▶ **JOB**
Repeat, exactly and completely, the material that follows. Omit the pictures.

_ _ _ _ _ _ _

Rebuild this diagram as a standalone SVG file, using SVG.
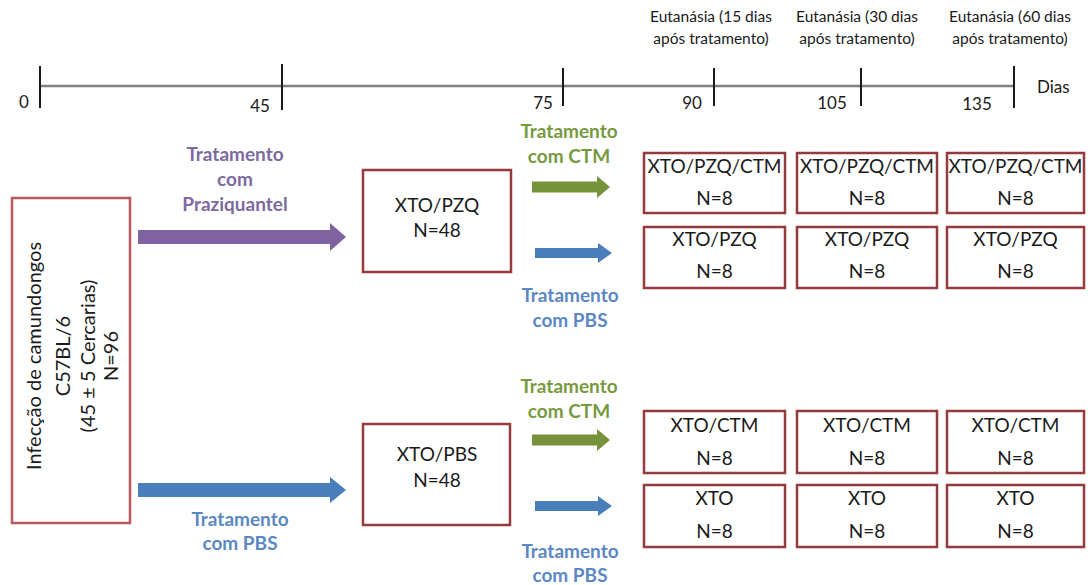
<svg xmlns="http://www.w3.org/2000/svg" width="1088" height="585" viewBox="0 0 1088 585">
<style>
text{font-family:Lato,"Open Sans","Liberation Sans",sans-serif;fill:#1a1a1a}
.num{font-size:17px}
.eu{font-size:15.5px;text-anchor:middle}
.bx{fill:#fff;stroke:#963b3d;stroke-width:2.5}
.bl{fill:#fff;stroke:#b85a5c;stroke-width:2.5}
.bt{font-size:19px;text-anchor:middle}
.lt{font-size:20px;text-anchor:middle}
.lab{font-size:19px;font-weight:bold;text-anchor:middle}
.pu{fill:#7d6a9e}
.gr{fill:#779a3e}
.blu{fill:#5a88c2}
.tick{stroke:#1a1a1a;stroke-width:2}
</style>
<rect width="1088" height="585" fill="#fff"/>
<g id="timeline">
<line x1="40" y1="86" x2="1014" y2="86" stroke="#808080" stroke-width="2.5"/>
<line class="tick" x1="40" y1="66" x2="40" y2="108"/>
<line class="tick" x1="282" y1="64" x2="282" y2="110"/>
<line class="tick" x1="563" y1="68" x2="563" y2="106"/>
<line class="tick" x1="714" y1="68" x2="714" y2="106"/>
<line class="tick" x1="861" y1="68" x2="861" y2="106"/>
<line class="tick" x1="1014" y1="66" x2="1014" y2="108"/>
<text class="num" x="24" y="108" text-anchor="middle">0</text>
<text class="num" x="260" y="112" text-anchor="middle">45</text>
<text class="num" x="543" y="109" text-anchor="middle">75</text>
<text class="num" x="692" y="109" text-anchor="middle">90</text>
<text class="num" x="832" y="109" text-anchor="middle">105</text>
<text class="num" x="977" y="110" text-anchor="middle">135</text>
<text class="num" x="1037" y="93">Dias</text>
<text class="eu" x="711" y="22">Eutanásia (15 dias</text>
<text class="eu" x="711" y="44">após tratamento)</text>
<text class="eu" x="857" y="22">Eutanásia (30 dias</text>
<text class="eu" x="857" y="44">após tratamento)</text>
<text class="eu" x="1010" y="22">Eutanásia (60 dias</text>
<text class="eu" x="1010" y="44">após tratamento)</text>
</g>
<g id="connectors">
<polygon fill="#7f63a1" points="138,230 330,230 330,223 346,237 330,251 330,244 138,244"/>
<polygon fill="#4a7ebb" points="138,483 330,483 330,477 346,490 330,503 330,497 138,497"/>
<polygon fill="#76933c" points="532,181.5 597,181.5 597,176 610,187 597,198 597,192.5 532,192.5"/>
<polygon fill="#4a7ebb" points="535,248 598,248 598,243 612,253 598,263 598,258 535,258"/>
<polygon fill="#76933c" points="532,434.5 597,434.5 597,429 610,440 597,451 597,445.5 532,445.5"/>
<polygon fill="#4a7ebb" points="535,501 598,501 598,496 612,506 598,516 598,511 535,511"/>
<text class="lab pu" x="235" y="161">Tratamento</text>
<text class="lab pu" x="235" y="186">com</text>
<text class="lab pu" x="235" y="211">Praziquantel</text>
<text class="lab blu" x="240" y="526">Tratamento</text>
<text class="lab blu" x="240" y="550">com PBS</text>
<text class="lab gr" x="569" y="138">Tratamento</text>
<text class="lab gr" x="569" y="163">com CTM</text>
<text class="lab blu" x="570" y="302">Tratamento</text>
<text class="lab blu" x="570" y="327">com PBS</text>
<text class="lab gr" x="569" y="393">Tratamento</text>
<text class="lab gr" x="569" y="418">com CTM</text>
<text class="lab blu" x="570" y="558">Tratamento</text>
<text class="lab blu" x="570" y="582">com PBS</text>
</g>
<g id="infeccao">
<rect class="bl" x="12" y="198" width="118" height="325"/>
<g transform="translate(0,356) rotate(-90)">
<text class="lt" x="0" y="41">Infecção de camundongos</text>
<text class="lt" x="0" y="70">C57BL/6</text>
<text class="lt" x="0" y="95">(45 ± 5 Cercarias)</text>
<text class="lt" x="0" y="118">N=96</text>
</g>
</g>
<g id="xto-pzq">
<rect class="bx" x="363" y="170" width="148" height="102"/>
<text class="bt" x="437" y="212">XTO/PZQ</text>
<text class="bt" x="437" y="237">N=48</text>
</g>
<g id="xto-pbs">
<rect class="bx" x="363" y="424" width="147" height="101"/>
<text class="bt" x="437" y="461">XTO/PBS</text>
<text class="bt" x="437" y="487">N=48</text>
</g>
<g id="pzq-ctm-15">
<rect class="bx" x="644" y="153" width="141" height="60"/>
<text class="bt" x="714.5" y="173">XTO/PZQ/CTM</text>
<text class="bt" x="714.5" y="205">N=8</text>
</g>
<g id="pzq-ctm-30">
<rect class="bx" x="797" y="153" width="140" height="60"/>
<text class="bt" x="867" y="173">XTO/PZQ/CTM</text>
<text class="bt" x="867" y="205">N=8</text>
</g>
<g id="pzq-ctm-60">
<rect class="bx" x="947" y="153" width="137" height="60"/>
<text class="bt" x="1015.5" y="173">XTO/PZQ/CTM</text>
<text class="bt" x="1015.5" y="205">N=8</text>
</g>
<g id="pzq-15">
<rect class="bx" x="644" y="227" width="141" height="61"/>
<text class="bt" x="714.5" y="246">XTO/PZQ</text>
<text class="bt" x="714.5" y="278">N=8</text>
</g>
<g id="pzq-30">
<rect class="bx" x="797" y="227" width="140" height="61"/>
<text class="bt" x="867" y="246">XTO/PZQ</text>
<text class="bt" x="867" y="278">N=8</text>
</g>
<g id="pzq-60">
<rect class="bx" x="947" y="227" width="137" height="61"/>
<text class="bt" x="1015.5" y="246">XTO/PZQ</text>
<text class="bt" x="1015.5" y="278">N=8</text>
</g>
<g id="ctm-15">
<rect class="bx" x="644" y="411" width="141" height="62"/>
<text class="bt" x="714.5" y="432">XTO/CTM</text>
<text class="bt" x="714.5" y="465">N=8</text>
</g>
<g id="ctm-30">
<rect class="bx" x="797" y="411" width="140" height="62"/>
<text class="bt" x="867" y="432">XTO/CTM</text>
<text class="bt" x="867" y="465">N=8</text>
</g>
<g id="ctm-60">
<rect class="bx" x="947" y="411" width="137" height="62"/>
<text class="bt" x="1015.5" y="432">XTO/CTM</text>
<text class="bt" x="1015.5" y="465">N=8</text>
</g>
<g id="xto-15">
<rect class="bx" x="644" y="485" width="141" height="62"/>
<text class="bt" x="714.5" y="505">XTO</text>
<text class="bt" x="714.5" y="538">N=8</text>
</g>
<g id="xto-30">
<rect class="bx" x="797" y="485" width="140" height="62"/>
<text class="bt" x="867" y="505">XTO</text>
<text class="bt" x="867" y="538">N=8</text>
</g>
<g id="xto-60">
<rect class="bx" x="947" y="485" width="137" height="62"/>
<text class="bt" x="1015.5" y="505">XTO</text>
<text class="bt" x="1015.5" y="538">N=8</text>
</g>
</svg>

_ _ _ _ _ _ _

▶ **FINAL RESULT**
Rebuild this diagram as a standalone SVG file, using SVG.
<svg xmlns="http://www.w3.org/2000/svg" width="1088" height="585" viewBox="0 0 1088 585">
<style>
text{font-family:Lato,"Open Sans","Liberation Sans",sans-serif;fill:#1a1a1a}
.num{font-size:17px}
.eu{font-size:15.5px;text-anchor:middle}
.bx{fill:#fff;stroke:#963b3d;stroke-width:2.5}
.bl{fill:#fff;stroke:#b85a5c;stroke-width:2.5}
.bt{font-size:19px;text-anchor:middle}
.lt{font-size:20px;text-anchor:middle}
.lab{font-size:19px;font-weight:bold;text-anchor:middle}
.pu{fill:#7d6a9e}
.gr{fill:#779a3e}
.blu{fill:#5a88c2}
.tick{stroke:#1a1a1a;stroke-width:2}
</style>
<rect width="1088" height="585" fill="#fff"/>
<g id="timeline">
<line x1="40" y1="86" x2="1014" y2="86" stroke="#808080" stroke-width="2.5"/>
<line class="tick" x1="40" y1="66" x2="40" y2="108"/>
<line class="tick" x1="282" y1="64" x2="282" y2="110"/>
<line class="tick" x1="563" y1="68" x2="563" y2="106"/>
<line class="tick" x1="714" y1="68" x2="714" y2="106"/>
<line class="tick" x1="861" y1="68" x2="861" y2="106"/>
<line class="tick" x1="1014" y1="66" x2="1014" y2="108"/>
<text class="num" x="24" y="108" text-anchor="middle">0</text>
<text class="num" x="260" y="112" text-anchor="middle">45</text>
<text class="num" x="543" y="109" text-anchor="middle">75</text>
<text class="num" x="692" y="109" text-anchor="middle">90</text>
<text class="num" x="832" y="109" text-anchor="middle">105</text>
<text class="num" x="977" y="110" text-anchor="middle">135</text>
<text class="num" x="1037" y="93">Dias</text>
<text class="eu" x="711" y="22">Eutanásia (15 dias</text>
<text class="eu" x="711" y="44">após tratamento)</text>
<text class="eu" x="857" y="22">Eutanásia (30 dias</text>
<text class="eu" x="857" y="44">após tratamento)</text>
<text class="eu" x="1010" y="22">Eutanásia (60 dias</text>
<text class="eu" x="1010" y="44">após tratamento)</text>
</g>
<g id="connectors">
<polygon fill="#7f63a1" points="138,230 330,230 330,223 346,237 330,251 330,244 138,244"/>
<polygon fill="#4a7ebb" points="138,483 330,483 330,477 346,490 330,503 330,497 138,497"/>
<polygon fill="#76933c" points="532,181.5 597,181.5 597,176 610,187 597,198 597,192.5 532,192.5"/>
<polygon fill="#4a7ebb" points="535,248 598,248 598,243 612,253 598,263 598,258 535,258"/>
<polygon fill="#76933c" points="532,434.5 597,434.5 597,429 610,440 597,451 597,445.5 532,445.5"/>
<polygon fill="#4a7ebb" points="535,501 598,501 598,496 612,506 598,516 598,511 535,511"/>
<text class="lab pu" x="235" y="161">Tratamento</text>
<text class="lab pu" x="235" y="186">com</text>
<text class="lab pu" x="235" y="211">Praziquantel</text>
<text class="lab blu" x="240" y="526">Tratamento</text>
<text class="lab blu" x="240" y="550">com PBS</text>
<text class="lab gr" x="569" y="138">Tratamento</text>
<text class="lab gr" x="569" y="163">com CTM</text>
<text class="lab blu" x="570" y="302">Tratamento</text>
<text class="lab blu" x="570" y="327">com PBS</text>
<text class="lab gr" x="569" y="393">Tratamento</text>
<text class="lab gr" x="569" y="418">com CTM</text>
<text class="lab blu" x="570" y="558">Tratamento</text>
<text class="lab blu" x="570" y="582">com PBS</text>
</g>
<g id="infeccao">
<rect class="bl" x="12" y="198" width="118" height="325"/>
<g transform="translate(0,356) rotate(-90)">
<text class="lt" x="0" y="41">Infecção de camundongos</text>
<text class="lt" x="0" y="70">C57BL/6</text>
<text class="lt" x="0" y="95">(45 ± 5 Cercarias)</text>
<text class="lt" x="0" y="118">N=96</text>
</g>
</g>
<g id="xto-pzq">
<rect class="bx" x="363" y="170" width="148" height="102"/>
<text class="bt" x="437" y="212">XTO/PZQ</text>
<text class="bt" x="437" y="237">N=48</text>
</g>
<g id="xto-pbs">
<rect class="bx" x="363" y="424" width="147" height="101"/>
<text class="bt" x="437" y="461">XTO/PBS</text>
<text class="bt" x="437" y="487">N=48</text>
</g>
<g id="pzq-ctm-15">
<rect class="bx" x="644" y="153" width="141" height="60"/>
<text class="bt" x="714.5" y="173">XTO/PZQ/CTM</text>
<text class="bt" x="714.5" y="205">N=8</text>
</g>
<g id="pzq-ctm-30">
<rect class="bx" x="797" y="153" width="140" height="60"/>
<text class="bt" x="867" y="173">XTO/PZQ/CTM</text>
<text class="bt" x="867" y="205">N=8</text>
</g>
<g id="pzq-ctm-60">
<rect class="bx" x="947" y="153" width="137" height="60"/>
<text class="bt" x="1015.5" y="173">XTO/PZQ/CTM</text>
<text class="bt" x="1015.5" y="205">N=8</text>
</g>
<g id="pzq-15">
<rect class="bx" x="644" y="227" width="141" height="61"/>
<text class="bt" x="714.5" y="246">XTO/PZQ</text>
<text class="bt" x="714.5" y="278">N=8</text>
</g>
<g id="pzq-30">
<rect class="bx" x="797" y="227" width="140" height="61"/>
<text class="bt" x="867" y="246">XTO/PZQ</text>
<text class="bt" x="867" y="278">N=8</text>
</g>
<g id="pzq-60">
<rect class="bx" x="947" y="227" width="137" height="61"/>
<text class="bt" x="1015.5" y="246">XTO/PZQ</text>
<text class="bt" x="1015.5" y="278">N=8</text>
</g>
<g id="ctm-15">
<rect class="bx" x="644" y="411" width="141" height="62"/>
<text class="bt" x="714.5" y="432">XTO/CTM</text>
<text class="bt" x="714.5" y="465">N=8</text>
</g>
<g id="ctm-30">
<rect class="bx" x="797" y="411" width="140" height="62"/>
<text class="bt" x="867" y="432">XTO/CTM</text>
<text class="bt" x="867" y="465">N=8</text>
</g>
<g id="ctm-60">
<rect class="bx" x="947" y="411" width="137" height="62"/>
<text class="bt" x="1015.5" y="432">XTO/CTM</text>
<text class="bt" x="1015.5" y="465">N=8</text>
</g>
<g id="xto-15">
<rect class="bx" x="644" y="485" width="141" height="62"/>
<text class="bt" x="714.5" y="505">XTO</text>
<text class="bt" x="714.5" y="538">N=8</text>
</g>
<g id="xto-30">
<rect class="bx" x="797" y="485" width="140" height="62"/>
<text class="bt" x="867" y="505">XTO</text>
<text class="bt" x="867" y="538">N=8</text>
</g>
<g id="xto-60">
<rect class="bx" x="947" y="485" width="137" height="62"/>
<text class="bt" x="1015.5" y="505">XTO</text>
<text class="bt" x="1015.5" y="538">N=8</text>
</g>
</svg>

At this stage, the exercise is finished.